**Your instructions:** Scan the records below. List lines holding "with".

**Recorded information:**
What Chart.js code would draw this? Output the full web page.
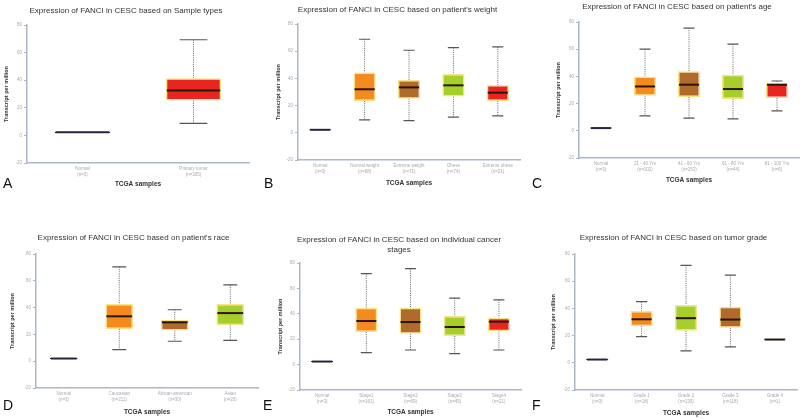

---

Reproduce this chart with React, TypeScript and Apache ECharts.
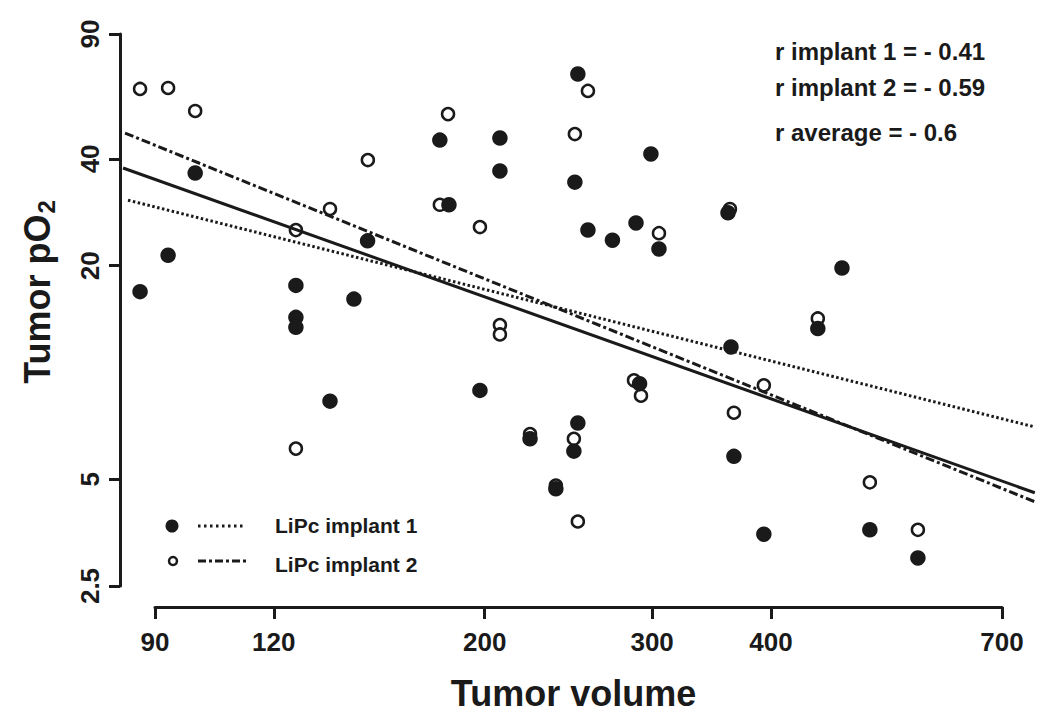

...

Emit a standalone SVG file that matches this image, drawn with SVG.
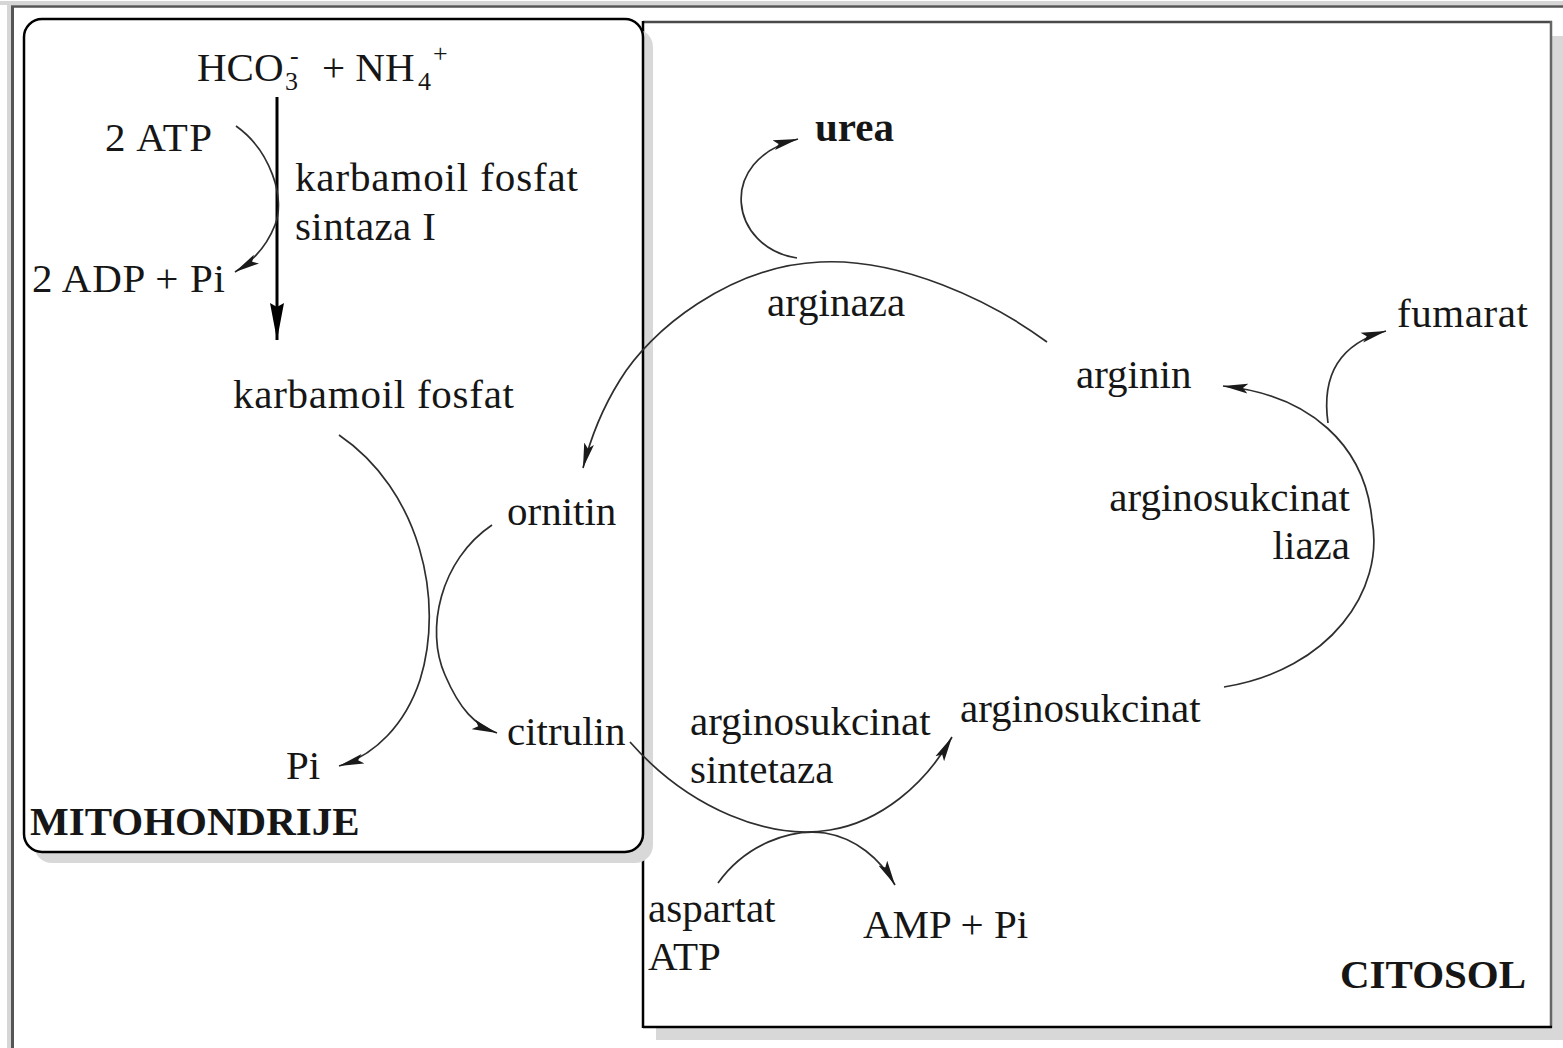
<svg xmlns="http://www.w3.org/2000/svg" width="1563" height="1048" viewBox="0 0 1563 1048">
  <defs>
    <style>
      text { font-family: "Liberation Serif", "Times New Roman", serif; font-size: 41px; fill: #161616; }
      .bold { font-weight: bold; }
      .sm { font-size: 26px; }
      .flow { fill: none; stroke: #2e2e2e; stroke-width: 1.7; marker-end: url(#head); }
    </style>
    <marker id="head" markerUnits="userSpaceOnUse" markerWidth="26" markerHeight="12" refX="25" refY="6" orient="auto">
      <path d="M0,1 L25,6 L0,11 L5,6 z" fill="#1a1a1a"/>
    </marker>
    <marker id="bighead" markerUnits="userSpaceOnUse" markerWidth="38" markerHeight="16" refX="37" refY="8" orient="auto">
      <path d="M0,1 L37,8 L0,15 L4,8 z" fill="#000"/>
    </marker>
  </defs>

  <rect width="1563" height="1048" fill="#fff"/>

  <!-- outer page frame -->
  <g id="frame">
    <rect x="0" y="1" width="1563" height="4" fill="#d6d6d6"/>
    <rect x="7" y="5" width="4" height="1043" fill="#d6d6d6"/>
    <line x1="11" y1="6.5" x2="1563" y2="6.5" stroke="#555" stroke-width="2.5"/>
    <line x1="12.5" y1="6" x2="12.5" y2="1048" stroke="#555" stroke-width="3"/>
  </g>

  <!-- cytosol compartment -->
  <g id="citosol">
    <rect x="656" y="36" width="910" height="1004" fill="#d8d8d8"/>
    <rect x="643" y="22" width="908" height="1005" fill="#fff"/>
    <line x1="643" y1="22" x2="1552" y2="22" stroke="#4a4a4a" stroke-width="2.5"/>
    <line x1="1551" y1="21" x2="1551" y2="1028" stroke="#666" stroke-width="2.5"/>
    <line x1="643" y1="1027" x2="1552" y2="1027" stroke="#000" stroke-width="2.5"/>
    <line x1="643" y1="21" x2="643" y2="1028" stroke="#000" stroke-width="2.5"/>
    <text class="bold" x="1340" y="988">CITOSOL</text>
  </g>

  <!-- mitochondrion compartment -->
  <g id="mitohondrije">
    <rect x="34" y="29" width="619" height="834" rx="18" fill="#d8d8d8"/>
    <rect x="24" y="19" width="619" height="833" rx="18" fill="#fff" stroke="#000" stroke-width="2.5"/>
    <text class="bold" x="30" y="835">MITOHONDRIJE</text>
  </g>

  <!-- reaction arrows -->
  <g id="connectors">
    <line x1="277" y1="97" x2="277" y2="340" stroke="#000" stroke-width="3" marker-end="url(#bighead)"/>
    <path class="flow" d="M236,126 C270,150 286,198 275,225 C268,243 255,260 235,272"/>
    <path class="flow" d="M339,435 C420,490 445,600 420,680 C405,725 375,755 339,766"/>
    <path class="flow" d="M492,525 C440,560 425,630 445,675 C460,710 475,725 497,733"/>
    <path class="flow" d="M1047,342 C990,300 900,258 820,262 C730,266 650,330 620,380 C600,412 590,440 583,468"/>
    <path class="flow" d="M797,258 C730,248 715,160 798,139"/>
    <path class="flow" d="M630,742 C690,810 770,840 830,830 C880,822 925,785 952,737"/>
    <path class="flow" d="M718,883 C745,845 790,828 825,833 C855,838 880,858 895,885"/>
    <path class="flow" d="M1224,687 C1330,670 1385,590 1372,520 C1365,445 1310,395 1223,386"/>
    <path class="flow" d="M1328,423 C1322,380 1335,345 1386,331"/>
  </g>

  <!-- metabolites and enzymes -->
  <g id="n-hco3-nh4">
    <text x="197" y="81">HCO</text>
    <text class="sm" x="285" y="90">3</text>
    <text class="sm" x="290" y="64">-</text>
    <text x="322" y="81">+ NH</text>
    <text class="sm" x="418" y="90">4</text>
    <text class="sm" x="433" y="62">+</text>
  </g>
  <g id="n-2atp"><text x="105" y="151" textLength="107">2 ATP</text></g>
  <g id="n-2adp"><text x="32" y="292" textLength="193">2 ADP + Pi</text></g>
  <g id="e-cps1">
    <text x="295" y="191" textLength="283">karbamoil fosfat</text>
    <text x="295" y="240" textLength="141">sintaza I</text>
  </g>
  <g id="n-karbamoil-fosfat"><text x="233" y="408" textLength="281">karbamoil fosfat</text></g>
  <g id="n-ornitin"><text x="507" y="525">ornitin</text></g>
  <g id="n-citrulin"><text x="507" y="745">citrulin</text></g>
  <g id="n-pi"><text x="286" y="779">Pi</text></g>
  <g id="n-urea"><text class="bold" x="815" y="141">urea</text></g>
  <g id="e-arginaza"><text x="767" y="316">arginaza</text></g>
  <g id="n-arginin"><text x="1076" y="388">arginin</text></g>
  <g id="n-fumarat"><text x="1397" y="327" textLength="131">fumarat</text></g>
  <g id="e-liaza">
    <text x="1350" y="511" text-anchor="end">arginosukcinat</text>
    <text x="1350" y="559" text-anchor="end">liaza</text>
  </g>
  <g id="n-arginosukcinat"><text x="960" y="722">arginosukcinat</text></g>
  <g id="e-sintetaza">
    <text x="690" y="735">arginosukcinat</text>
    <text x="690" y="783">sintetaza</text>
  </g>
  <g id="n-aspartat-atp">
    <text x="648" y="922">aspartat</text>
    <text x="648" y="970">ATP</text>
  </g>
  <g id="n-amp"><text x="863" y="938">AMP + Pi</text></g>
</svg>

**Solved problem:**
Reproduce this chart with React, TypeScript and Apache ECharts.
Emit a standalone SVG file that matches this image, drawn with SVG.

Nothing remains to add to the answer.